Ya, PDIP pada awalnya berdiri karena perjuangan seorang Megawati melawan kezoliman Soeharto. Berlalunya waktu Mega disadarkan untuk lebih bijak apalagi setelah mengalami kekalahan demi kekalahan dalam PEMILU. Mega sadar bahwa dia perlu kembali kepada Marhaen sejati, bukan hanya simbol tapi memang sebagai idiologis yang mengawal Pancasila dan UUD 45. Itulah sebabnya dalam Kongres di Bali tahun 2009 telah dibentuk Majelis Idiologi yang mewadahi arah gerak dan orientasi serta dinamika PDIP sebagai partai ideologis agar sesuai dengan Pancasila 1 Juni 1945. Sejak itu Mega tidak lagi meng claim dialah yang patut menjadi Presiden dan disimbolkan sebagai pewaris Patron Soekarno. Mega sudah menempatkan PDIP sebagai partai kader yang besar karena idiologi dan bukan karena simbol orang perorang. Walau sebetulnya masih ada didalam tubuh PDIP yang tetap bersandar kepada simbol Soekarno yang umunya mereka berada diakar rumput. Mega tidak bisa mengabaikan mereka karena itu sebuah realitas yang harus disikapi dengan bijak. Karenanya dengan bijak  dan smart Mega tidak segera mengumumkan Jokowi sebagai Capres. Itu akan diumumkan setelah PEMILU legislative. Alasannya sudah tentu untuk menjaga perasaan mereka yang masih percaya dengan Soekarno sebagai simbol Patron dan Mega sebagai titisannya. 

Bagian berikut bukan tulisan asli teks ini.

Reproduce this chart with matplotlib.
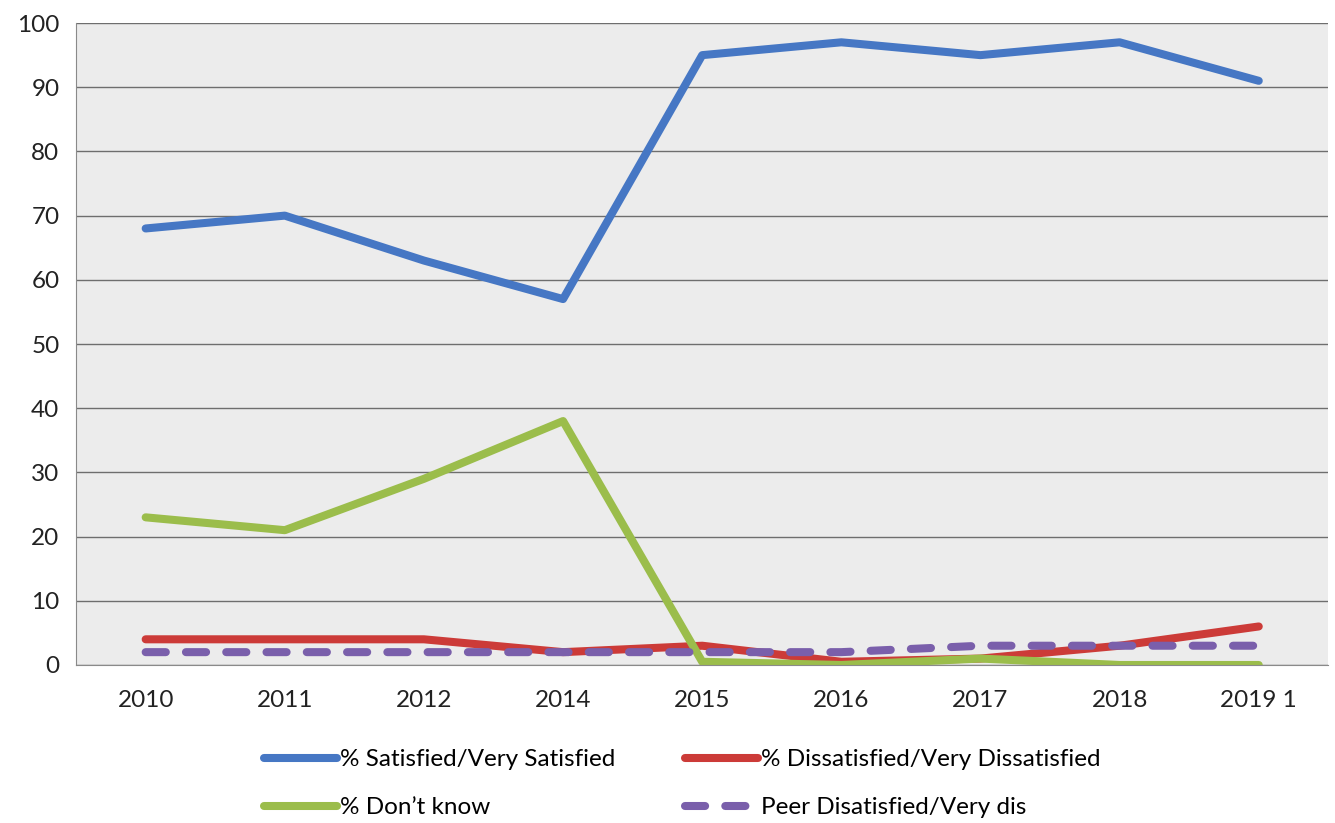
import matplotlib.pyplot as plt
import numpy as np

years = ["2010", "2011", "2012", "2014", "2015", "2016", "2017", "2018", "2019 1"]

satisfied = [68, 70, 63, 57, 95, 97, 95, 97, 91]
dissatisfied = [4, 4, 4, 2, 3, 0.5, 1, 3, 6]
dont_know = [23, 21, 29, 38, 0.5, 0, 1, 0, 0]
peer_dissatisfied = [2, 2, 2, 2, 2, 2, 3, 3, 3]

plt.rcParams['font.family'] = ['Lato', 'DejaVu Sans']

fig = plt.figure(figsize=(13.35, 8.23), dpi=100)
ax = fig.add_axes([0.057, 0.192, 0.938, 0.780])
ax.set_facecolor('#ececec')

lw = 5.8
x = np.arange(len(years))
l_sat, = ax.plot(x, satisfied, color='#4677c4', lw=lw, solid_capstyle='round',
                 label='% Satisfied/Very Satisfied')
l_dis, = ax.plot(x, dissatisfied, color='#cc3b38', lw=lw, solid_capstyle='round',
                 label='% Dissatisfied/Very Dissatisfied')
l_dk, = ax.plot(x, dont_know, color='#9bbd4b', lw=lw, solid_capstyle='round',
                label='% Don\u2019t know')
l_peer, = ax.plot(x, peer_dissatisfied, color='#7a5fab', lw=lw,
                  dash_capstyle='round', linestyle=(0, (2.5, 2.5)),
                  label='Peer Disatisfied/Very dis')

ax.set_xlim(-0.5, len(years) - 0.5)
ax.set_ylim(0, 100)
ax.set_yticks(range(0, 101, 10))
ax.set_xticks(x)
ax.set_xticklabels(years)
ax.tick_params(length=0, labelsize=17.5, colors='#222222')
ax.tick_params(axis='x', pad=18)
ax.tick_params(axis='y', pad=12)
ax.yaxis.grid(True, color='#6e6e6e', lw=1)
ax.set_axisbelow(True)
for side in ['top', 'right']:
    ax.spines[side].set_visible(False)
for side in ['left', 'bottom']:
    ax.spines[side].set_color('#8a8a8a')

# legend reads row by row: satisfied, dissatisfied / don't know, peer
handles = [l_sat, l_dk, l_dis, l_peer]
fig.legend(handles, [h.get_label() for h in handles], ncol=2, loc='upper left',
           bbox_to_anchor=(0.183, 0.113), frameon=False, fontsize=17.5,
           handlelength=3.0, handletextpad=0.12, columnspacing=2.9,
           labelspacing=1.1, borderpad=0.3)

fig.savefig('out.png', dpi=100)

Bila ternyata PDIP bisa memenuhi batas minimum Presidential Threshold yakni suara kursi legislatif 20 persen dan suara nasional 20 persen ,maka ini sebuah realita bahwa Trah Soekarno masih kuat dan Megawati akan maju sebagai Capres sesuai amanah Kongres. Namun ini kecil sekali kemungkinannya. Yang pasti bila batas minimum tidak tercapai maka itu suatu realita bahwa Mega harus mundur dan menyerahkan Capres kepada Jokowi. Semua kader PDIP akan menjadi mesin partai yang efektif dan berjuang untuk menempatkan Jokowi sebagai Presiden walau untuk itu harus membangun koalisi dengan partai lain. Bagi Megawati apapun yang terjadi  itulah yang terbaik dan akan diterimanya dengan suka cita. Kalaulah memang rakyat memilih Jokowi sebagai Presiden karena pribadi Jokowi yang Marhaen maka itu yang terbaik bagi PDIP tapi bila  rakyat memilih Jokowi karena PDIP dan Soekarnoisme maka itu juga takdir yang harus diterima dengan penuh tanggung jawab. Seorang aktifis Marhaen berkata kepada saya bahwa Pemilu yang akan datang adalah pertarungan all out PDIP bersama Partai koalisinya (Nasdem dan Garindra )  untuk memenangkan pemilu. Bila mereka menang maka agenda utama adalah mengembalikan UUD 45 kedalam pangkuan ibu pertiwi. UUD 2002 sebagai amandemen dari UUD 45 akan di removed masuk keranjang sampah. 

No comments:

ERA Jokowi, dari 16 target yang tercapai hanya 2

  Realisasi kuartal III-2024, ekonomi nasional tumbuh 4,95%. Konsumsi rumah tangga sebagai pemberi andil terbesar hanya mampu tumbuh 4,91%. ...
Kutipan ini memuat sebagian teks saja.